Many Americans are counting on their home equity as one of their primary financial assets. Scam operators are all too aware of this and are willing to do whatever it takes to steal this equity.

Techniques used in home equity schemes vary but they typically involve the same key features. The first step is for the con artist to get the owner to sign a first, second or third mortgage.

Frequently this isn't difficult because all that's required is the home owner's signature. The loan documents, including the mortgage, are written in fine print and many home owners have no idea what they're signing.

The loan's terms are usually incredibly unfavorable to the consumer, with enormous up-front costs and high interest rates (sometimes exceeding 50 percent). They frequently are coupled with a balloon payment a few years down the road.

With a loan like this the unscrupulous lender can't lose.

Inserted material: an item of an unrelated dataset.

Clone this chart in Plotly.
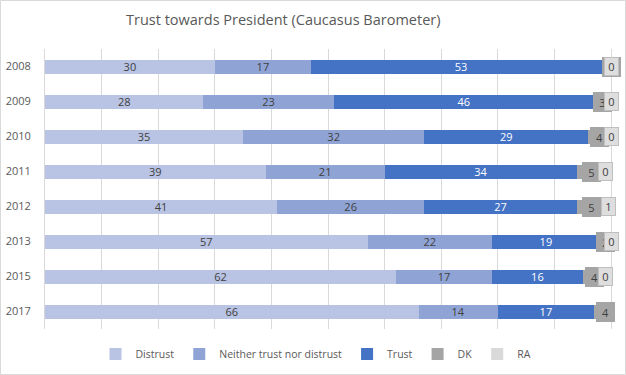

If the consumer pays off the note, the creditor makes a tremendous profit. If the consumer defaults, the lender forecloses and immediately recoups the loan amount plus points and fees paid up front, and gains the opportunity to buy the home at a fraction of its real value.

How to spot fraud

Be wary of any business that actively solicits you, particularly if the firm already seems to be aware of your financial plight.

Watch out for businesses that say they're not concerned with your ability to repay the loan. The ads may say "No income or credit check. If you have equity, we'll guarantee the loan." These catch phrases may be a tip-off to an unfair scheme.

Look for discrepancies between the promised or stated interest rate and the annual percentage rate (APR) figure required in all consumer loan contracts (Truth in Lending). If that figure is significantly higher than the rate stated in the contract, the loan contains hidden interest charges.